B Cabral - O seu texto é extenso em função da época em que foi elaborado, quando não se pode esquecer o seu instante histórico. É que dele participaram da sua feitura políticos cassados, guerrilheiros, banidos, revanchistas, funcionários públicos demitidos ou aposentados pelos Atos institucionais, etc., etc., e, portanto, contribuíram para esse “tamanho excessivo”. Com a agravante de estarmos saindo de um período obscurantista, sem ter sido possível prever que o Muro de Berlim cairia logo depois, o comunismo seria implodido e a dicotomia que separava o mundo em regime comunista (então U.R.S.S.) e regime capitalista (E.U.A.) daria lugar à globalização da economia. De qualquer sorte, recordo que o texto saído das Comissões Temáticas era composto de 2.500 artigos, os quais foram reduzidos para 245 e, assim mesmo, impossível de produzir um mais enxuto. Sim, a Constituição americana é sintética, mas nos EUA. a Suprema Corte cria, nas suas decisões, direitos constitucionais (já estão em 4 volumes), enquanto no Brasil o STF apenas a interpreta. E mais: a ele compete, precipuamente, a guarda da Constituição.

 

Portal - O senhor é a favor da redução da maioridade penal de 18 para 16 anos? O que acha do Eca e do Código Penal Brasileiro?

 

B Cabral - O problema é que tanto os que estão a favor ou contra estão debatendo a matéria no campo emocional e não racional. Esse assunto está a merecer uma ampla conscientização do país inteiro, pois é tão grave que não se pode reduzí-lo a um simples sim ou não. Agora, o que não posso concordar é que se trate de cláusula pétrea com amparo na Constituição Federal de 1988. Isso não existe.

 

Portal - O senhor não acha que a reforma política, que se esboça no Congresso Nacional, deveria ser acompanhada de uma reforma partidária? Já não é hora de reformular a burocracia partidária?

 

B Cabral - Sim. É hora de reformular a burocracia partidária. No entanto, é lamentável – e o digo com profundo desânimo – que a reforma política esteja a ser considerada como uma ação com morte antecipada. E ela morrerá, infelizmente, pela falta de compostura moral de uns, de ambição desmedida de muitos e da neutralidade conveniente de quase todos aqueles que deveriam ultimá-la, mas que acaba ela por exibir, às escâncaras, o perfil de certos políticos – salvo as honrosas exceções – portadores de um oceânico despreparo. E mais: precisará ela atender aos primados da democracia, uma vez que os institutos de pesquisa confirmam que 80% dos brasileiros desconfiam do Congresso e menos de 16% o aprovam.
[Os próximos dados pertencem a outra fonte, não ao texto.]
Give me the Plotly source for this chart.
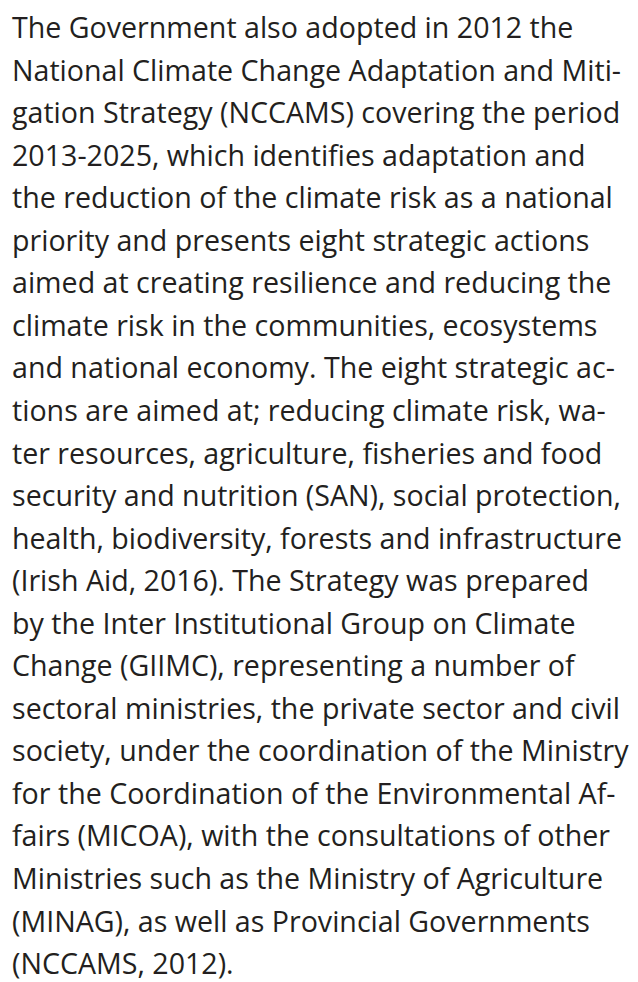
import plotly.graph_objects as go

lines = [
    "The Government also adopted in 2012 the",
    "National Climate Change Adaptation and Miti-",
    "gation Strategy (NCCAMS) covering the period",
    "2013-2025, which identifies adaptation and",
    "the reduction of the climate risk as a national",
    "priority and presents eight strategic actions",
    "aimed at creating resilience and reducing the",
    "climate risk in the communities, ecosystems",
    "and national economy. The eight strategic ac-",
    "tions are aimed at; reducing climate risk, wa-",
    "ter resources, agriculture, ﬁsheries and food",
    "security and nutrition (SAN), social protection,",
    "health, biodiversity, forests and infrastructure",
    "(Irish Aid, 2016). The Strategy was prepared",
    "by the Inter Institutional Group on Climate",
    "Change (GIIMC), representing a number of",
    "sectoral ministries, the private sector and civil",
    "society, under the coordination of the Ministry",
    "for the Coordination of the Environmental Af-",
    "fairs (MICOA), with the consultations of other",
    "Ministries such as the Ministry of Agriculture",
    "(MINAG), as well as Provincial Governments",
    "(NCCAMS, 2012).",
]

W, H = 638, 982
first_center = 18.5
spacing = 42.55

fig = go.Figure()
for i, t in enumerate(lines):
    yc = first_center + i * spacing
    fig.add_annotation(
        text=t, xref="paper", yref="paper",
        x=4 / W, y=1 - yc / H,
        xanchor="left", yanchor="middle",
        showarrow=False, borderpad=0, borderwidth=0,
        font=dict(family="Open Sans", size=28.6, color="#231f20"),
    )

fig.update_layout(
    width=W, height=H,
    margin=dict(l=0, r=0, t=0, b=0),
    paper_bgcolor="white", plot_bgcolor="white",
    xaxis=dict(visible=False), yaxis=dict(visible=False),
    showlegend=False,
)
fig.write_html("out.html")
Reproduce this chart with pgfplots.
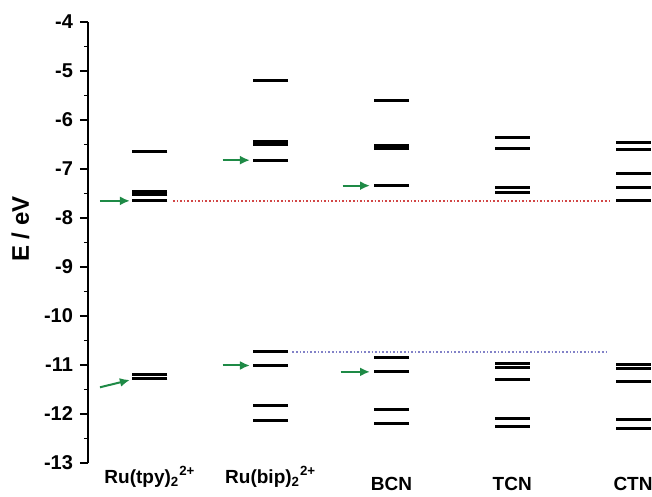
\documentclass[border=0pt]{standalone}
\usepackage{pgfplots}
\pgfplotsset{compat=1.18}
\usepackage{pgfplotstable}
\usepackage{fontspec}
\setmainfont{Liberation Sans}
\usetikzlibrary{arrows.meta}

\definecolor{arrgreen}{RGB}{30,138,70}
\definecolor{dotred}{RGB}{210,70,70}
\definecolor{dotblue}{RGB}{130,130,200}

% energy levels: column, E (eV)
\pgfplotstableread{
x E
1 -6.65
1 -7.455
1 -7.515
1 -7.65
1 -11.204
1 -11.276
2 -5.20
2 -6.43
2 -6.50
2 -6.82
2 -10.73
2 -11.01
2 -11.82
2 -12.14
3 -5.61
3 -6.52
3 -6.58
3 -7.34
3 -10.84
3 -11.14
3 -11.91
3 -12.20
4 -6.35
4 -6.59
4 -7.37
4 -7.47
4 -10.97
4 -11.06
4 -11.30
4 -12.10
4 -12.26
5 -6.45
5 -6.61
5 -7.09
5 -7.37
5 -7.65
5 -10.99
5 -11.07
5 -11.33
5 -12.11
5 -12.29
}\levels

\begin{document}
\begin{tikzpicture}
\begin{axis}[
  scale only axis,
  width=282pt, height=220.5pt,
  xmin=0.487, xmax=5.157,
  ymin=-13, ymax=-4,
  clip=false,
  axis y line*=left,
  axis x line*=bottom,
  x axis line style={draw=none},
  y axis line style={line width=1pt},
  xtick={1,2,3,4,5},
  xticklabels={\raisebox{3.5pt}{Ru(tpy)\textsubscript{2}\textsuperscript{2+}},
               \raisebox{3.5pt}{Ru(bip)\textsubscript{2}\textsuperscript{2+}},
               BCN, TCN, CTN},
  xtick style={draw=none},
  x tick label style={anchor=base, yshift=-9.5pt, font=\fontsize{9.5}{12}\selectfont\bfseries},
  ytick={-13,-12,-11,-10,-9,-8,-7,-6,-5,-4},
  yticklabels={-13,-12,-11,-10,-9,-8,-7,-6,-5,-4},
  minor ytick={-12.5,-11.5,-10.5,-9.5,-8.5,-7.5,-6.5,-5.5,-4.5},
  y tick label style={font=\fontsize{10}{12}\selectfont\bfseries},
  tick align=outside,
  major tick length=4pt,
  minor tick length=2pt,
  ytick style={line width=1pt, black},
  minor y tick style={line width=0.8pt, black},
  ylabel={E / eV},
  ylabel style={at={(axis description cs:-0.12,0.53)}, anchor=center,
                font=\fontsize{12}{14}\selectfont\bfseries},
]
% reference dotted lines
\addplot[dotred, densely dotted, line width=0.8pt] coordinates {(1.19,-7.65) (4.81,-7.65)};
\addplot[dotblue, densely dotted, line width=0.8pt] coordinates {(2.18,-10.73) (4.79,-10.73)};
% energy levels
\addplot[only marks, mark=-, mark size=8.75pt,
  mark options={line width=1.5pt, black}] table[x=x, y=E] {\levels};
% green arrows
\pgfplotsset{arr/.style={arrgreen, line width=1pt, -{Latex[length=5pt,width=4.5pt]}}}
\addplot[arr] coordinates {(0.586,-7.65) (0.834,-7.65)};
\addplot[arr] coordinates {(0.586,-11.455) (0.834,-11.306)};
\addplot[arr] coordinates {(1.602,-6.82) (1.828,-6.82)};
\addplot[arr] coordinates {(1.602,-11.01) (1.828,-11.01)};
\addplot[arr] coordinates {(2.596,-7.34) (2.822,-7.34)};
\addplot[arr] coordinates {(2.579,-11.14) (2.822,-11.14)};
\end{axis}
\pgfresetboundingbox
\path (-44pt,-17pt) rectangle (282pt,231.5pt);
\end{tikzpicture}
\end{document}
Talvez, por essa razão, 1/3 dos eleitores brasileiros acreditem que a democracia poderia funcionar sem o Congresso ou partidos políticos, tornando-se evidente que essa manifestação é altamente perigosa, porque um Parlamento fechado é época de ditadura. Finalmente, será um descomunal prejuízo à nação, se não houver um acordo entre as correntes partidárias e essa reforma se converter em simples fruto da conveniência das forças políticas eventualmente majoritárias.